The former captain of Pakistan Cricket Team Imran Khan is all set to take oath in few days and the people of Pakistan have high hopes from his political party; Pakistan Tehreek-i-Insaf (PTI) but can the coming government deliver what it has promised? Surely, no one would be more keen to know this than the citizens of Pakistan.
The quest to get the right information regarding the progress of government can become easier if technology is effectively used in civic engagement. The wealth of information available on the internet and on other technological platforms can not only help the citizens to remain informed but also question the elected political leaders regarding their performance.
A Dubai based Pakistani Digital Marketer and entrepreneur Salman Saeed has designed a simple but unique website ‘Khanmeter’ that tracks and records the progress of the 47 promises of PTI. Moreover it keeps the overall governance system at check through a method that is very new in Pakistan.
Salman developed Khanmeter after being inspired by Obameter that tracked the progress of former US president Obama but according to Salman, “the main motivation behind Khanmeter was Imran Khan himself.”
Obameter developed by PolitiFact has been the pioneer of introducing this new form of political accountability where the details of promises kept, broken and compromised were shown. Obameter allowed voters to know the credibility and honesty of Barack Obama and gave them insights into whether they should vote for him again or not. The Obameter tracked a total of 533 promises made by the former US president; at the end of the presidency it was revealed that 258 promises (48.4%) were kept, 129 promises (24.2%) were broken and 146 promises (27.4%) were compromised.
Khanmeter is modelled on the same lines and it provides a detailed breakdown of PTI’s promises. These promises are further divided into seven categories which are economy, agriculture, water, society, security, governance and federation.

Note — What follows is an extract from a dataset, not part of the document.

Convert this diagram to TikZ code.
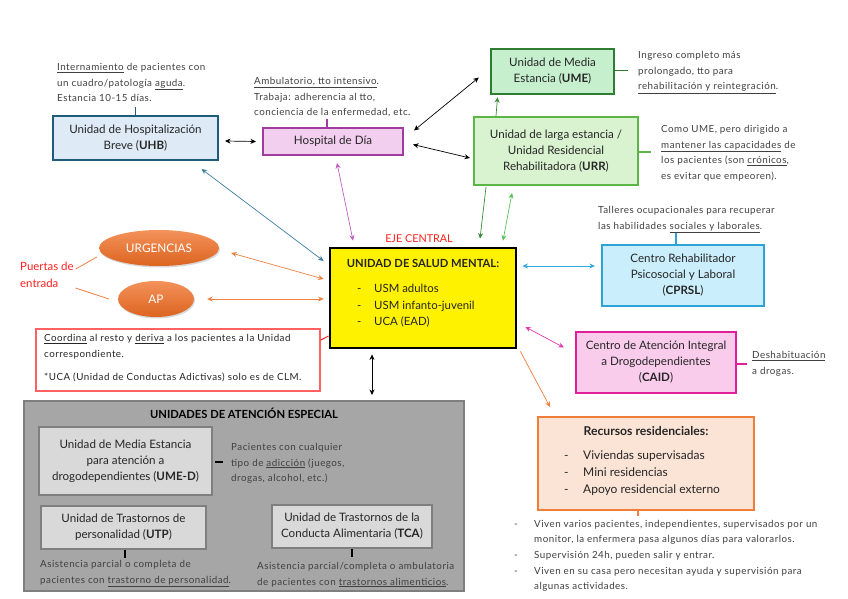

Saeed further states, “Majority of our voters have not read the PTI party manifesto but they only voted for PTI party candidates based on the face value of Imran Khan. There are 47 promises made by PTI in their election manifesto that is still available on the party website.”

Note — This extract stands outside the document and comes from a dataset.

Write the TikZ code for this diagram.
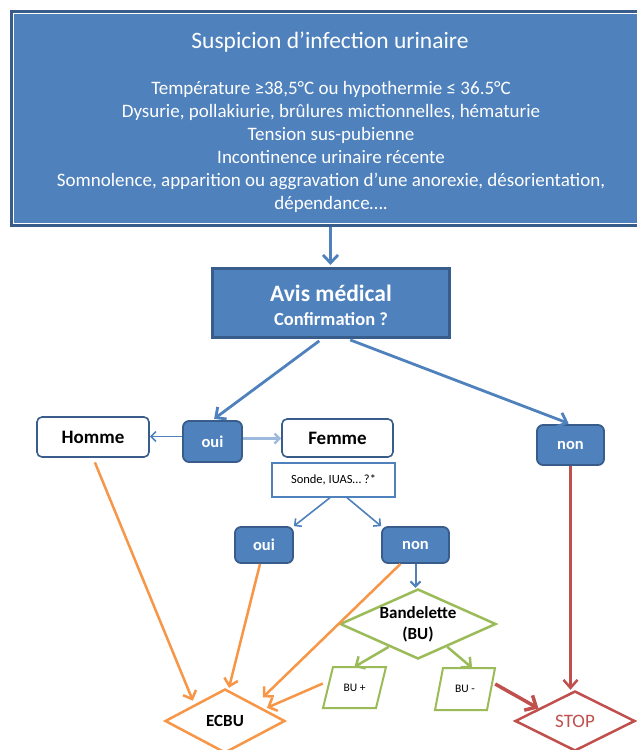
\documentclass[tikz,border=0pt]{standalone}
\usepackage{fontspec}
\setmainfont{Carlito}
\usetikzlibrary{arrows.meta,shapes.geometric}
\definecolor{bfill}{HTML}{4F81BD}
\definecolor{bdark}{HTML}{385D8A}
\definecolor{blight}{HTML}{9DB9DD}
\definecolor{ora}{HTML}{F79646}
\definecolor{gre}{HTML}{9BBB59}
\definecolor{rd}{HTML}{C0504D}
\begin{document}
\begin{tikzpicture}[x=1pt,y=-1pt,
  bluebox/.style={draw=bdark, fill=bfill, line width=3pt, text=white, inner sep=0pt},
  pill/.style={bluebox, rounded corners=6pt, line width=1.8pt, font=\fontsize{16.5}{20}\selectfont\bfseries},
  whitebox/.style={draw=bdark, fill=white, rounded corners=5pt, line width=1.6pt, inner sep=0pt, font=\fontsize{19}{23}\selectfont\bfseries},
  dia/.style={diamond, inner sep=0pt, fill=white, line width=2.5pt},
  barrow/.style={draw=bfill, line width=2.8pt, -{Straight Barb[length=8pt,width=15pt]}},
  tarrow/.style={draw=bfill, line width=1.6pt, -{Straight Barb[length=5pt,width=10pt]}},
  oarrow/.style={draw=ora, line width=2.5pt, -{Straight Barb[length=7pt,width=14pt]}},
  garrow/.style={draw=gre, line width=2.5pt, -{Straight Barb[length=7pt,width=14pt]}},
  rarrow/.style={draw=rd, line width=2.5pt, -{Straight Barb[length=8pt,width=14pt]}},
  gpar/.style={draw=gre, line width=2pt, line join=miter}
]
\fill[white] (0,0) rectangle (637,750);
\useasboundingbox (0,0) rectangle (637,750);

% top box
\node[bluebox, minimum width=637pt, minimum height=214pt] (sus) at (330,118.5) {};
\draw[white, line width=0.9pt] ([shift={(3.5,3.5)}]sus.north west) rectangle ([shift={(-3.5,-3.5)}]sus.south east);
\node[text=white, font=\fontsize{23.5}{28}\selectfont] (title) at (330,42) {Suspicion d’infection urinaire};
\node[text=white, font=\fontsize{19}{23}\selectfont, align=center] (body) at (331,147) {Température ≥38,5°C ou hypothermie ≤ 36.5°C\\
Dysurie, pollakiurie, brûlures mictionnelles, hématurie\\
Tension sus-pubienne\\
Incontinence urinaire récente\\
Somnolence, apparition ou aggravation d’une anorexie, désorientation,\\
dépendance….};

% avis
\node[bluebox, minimum width=237pt, minimum height=69pt] (avis) at (330.5,302.5) {};
\node[text=white, font=\fontsize{23.5}{28}\selectfont\bfseries] (avisA) at (331,293) {Avis médical};
\node[text=white, font=\fontsize{18.5}{22}\selectfont\bfseries] (avisB) at (331,319) {Confirmation ?};

% second row
\node[pill, minimum width=59pt, minimum height=41pt] (oui1) at (212.5,441.5) {oui};
\node[whitebox, minimum width=112pt, minimum height=40pt] (homme) at (93,437) {Homme};
\node[whitebox, minimum width=111pt, minimum height=38pt] (femme) at (337.5,438) {Femme};
\node[pill, minimum width=67pt, minimum height=40pt] (non1) at (570.5,445) {non};
\node[draw=bfill, fill=white, line width=1.4pt, minimum width=123pt, minimum height=34pt, inner sep=0pt, font=\fontsize{12.5}{15}\selectfont] (sonde) at (333.5,480) {Sonde, IUAS… ?*};
\node[pill, minimum width=58pt, minimum height=36pt] (oui2) at (264,545) {oui};
\node[pill, minimum width=67pt, minimum height=36pt] (non2) at (415.5,545) {non};

% diamonds
\node[dia, draw=gre, minimum width=156pt, minimum height=70pt, aspect=2.23, align=center, font=\fontsize{17}{21}\selectfont\bfseries] (band) at (418,624) {Bandelette\\(BU)};
\node[dia, draw=ora, minimum width=120pt, minimum height=64pt, aspect=1.9, font=\fontsize{17}{20}\selectfont\bfseries] (ecbu) at (225,721) {ECBU};
\node[dia, draw=rd, text=rd, minimum width=120pt, minimum height=60pt, aspect=2, font=\fontsize{19}{22}\selectfont] (stop) at (575,721) {STOP};

% parallelograms
\node[inner sep=0pt, minimum width=63pt, minimum height=41pt, font=\fontsize{11.5}{14}\selectfont] (bup) at (354.5,687.5) {BU +};
\draw[gpar] ([shift={(-31.5,20.5)}]bup.center) -- ([shift={(-21.5,-20.5)}]bup.center) -- ([shift={(31.5,-20.5)}]bup.center) -- ([shift={(21.5,20.5)}]bup.center) -- cycle;
\node[inner sep=0pt, minimum width=60pt, minimum height=42pt, font=\fontsize{11.5}{14}\selectfont] (bum) at (465,689) {BU -};
\draw[gpar] ([shift={(-30,21)}]bum.center) -- ([shift={(-22,-21)}]bum.center) -- ([shift={(30,-21)}]bum.center) -- ([shift={(22,21)}]bum.center) -- cycle;

% connectors
\draw[barrow, shorten >=1.5pt] (avis.north |- sus.south) -- (avis.north);
\draw[barrow, shorten <=4pt, shorten >=2pt] ([xshift=-8pt]avis.south) -- (oui1.north);
\draw[barrow, shorten <=4pt, shorten >=2pt] ([xshift=16pt]avis.south) -- (non1.north);
\draw[tarrow] ([yshift=5pt]oui1.west) -- ([yshift=5pt]oui1.west -| homme.east);
\draw[tarrow, draw=blight, line width=2.4pt] ([yshift=3pt]oui1.east) -- ([yshift=3pt]oui1.east -| femme.west);
\draw[tarrow] ([xshift=-3.5pt]sonde.south) -- (oui2.north east);
\draw[tarrow] ([xshift=13.5pt]sonde.south) -- (non2.north west);
\draw[tarrow, line width=2pt] (non2.south) -- (non2.south |- band.north);

\draw[oarrow, shorten <=5pt, shorten >=4pt] (homme.south) -- (ecbu.north west);
\draw[oarrow] ([xshift=-4pt]oui2.south) -- ([xshift=4pt]ecbu.north);
\draw[oarrow, shorten >=10pt] ([xshift=-15pt]non2.south) -- (ecbu.north east);
\draw[oarrow, shorten >=3pt] ([yshift=4pt]bup.west) -- (ecbu.17);

\draw[garrow] (band.-142) -- (bup.north);
\draw[garrow] (band.-38) -- ([xshift=7pt]bum.north);

\draw[rarrow] (non1.south) -- (non1.south |- stop.north);
\draw[rarrow, line width=3.5pt, -{Straight Barb[length=9pt,width=17pt]}] ([yshift=5pt]bum.east) -- (stop.161);
\end{tikzpicture}
\end{document}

Since the launch of the website it has received an overwhelming response so far with more than 100,000 visits, over 500 comments, 2700 Facebook likes and over 700 followers on Twitter. Salman has also been contacted by three members of PTI leadership regarding the overall purpose and introducing Khanmeter to the masses through proper channels.

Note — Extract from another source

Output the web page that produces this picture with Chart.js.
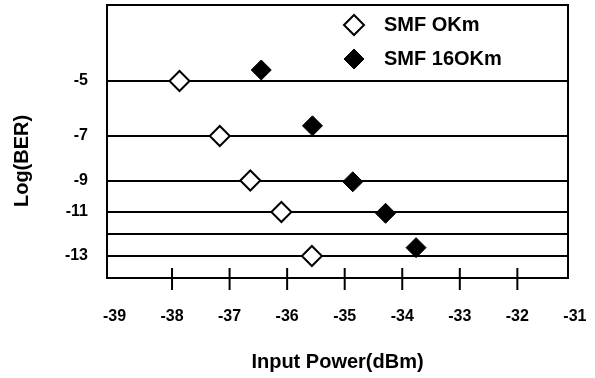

So what’s next for Khanmeter? Despite the brilliant response the biggest challenge Khanmeter would face is to develop an effective process of fact checking. As a digital marketer Salman feels he needs support from the government and experts, including economists, industrialists and academicians who can help him run and sustain the website in an effective manner.
The information given by a common website user would be checked by experts and through other sources. The information would only be uploaded on the website if proper evidence has been provided by the user which can be in the form of a photograph or a video.
Salman has been receiving lots of feedback from Pakistani citizens, Pakistani expats, and even Indian citizens who are appreciative of this initiative. There is great interest from the citizenry in helping Salman improve Khanmeter through the development of mobile apps and making the current website more engaging.
Salman is a firm believer in technology for good and thinks, “Technology is the future for civic engagement. The Government of Pakistan needs to digitize every government process. Digitization would not only smoothen the governance system but it would make it look a lot more transparent and engaging.”
Saeed believes that the coming PTI government should empower local bodies as majority of our basic problems can be solved through proper engagement of local bodies with common citizens. Moreover the government needs to develop a digitization system that is free from any political or bureaucratic pressure.
Khanmeter will start measuring progress once the new government takes charge. Since large scale governance problems cannot be solved completely in 100 days there are plans to use the website as a tool to monitor progress over five years. This can help citizens check the progress of government over an extended period. It would also keep the elected representatives at their toes provided Khanmeter gets the required support from common citizens and experts.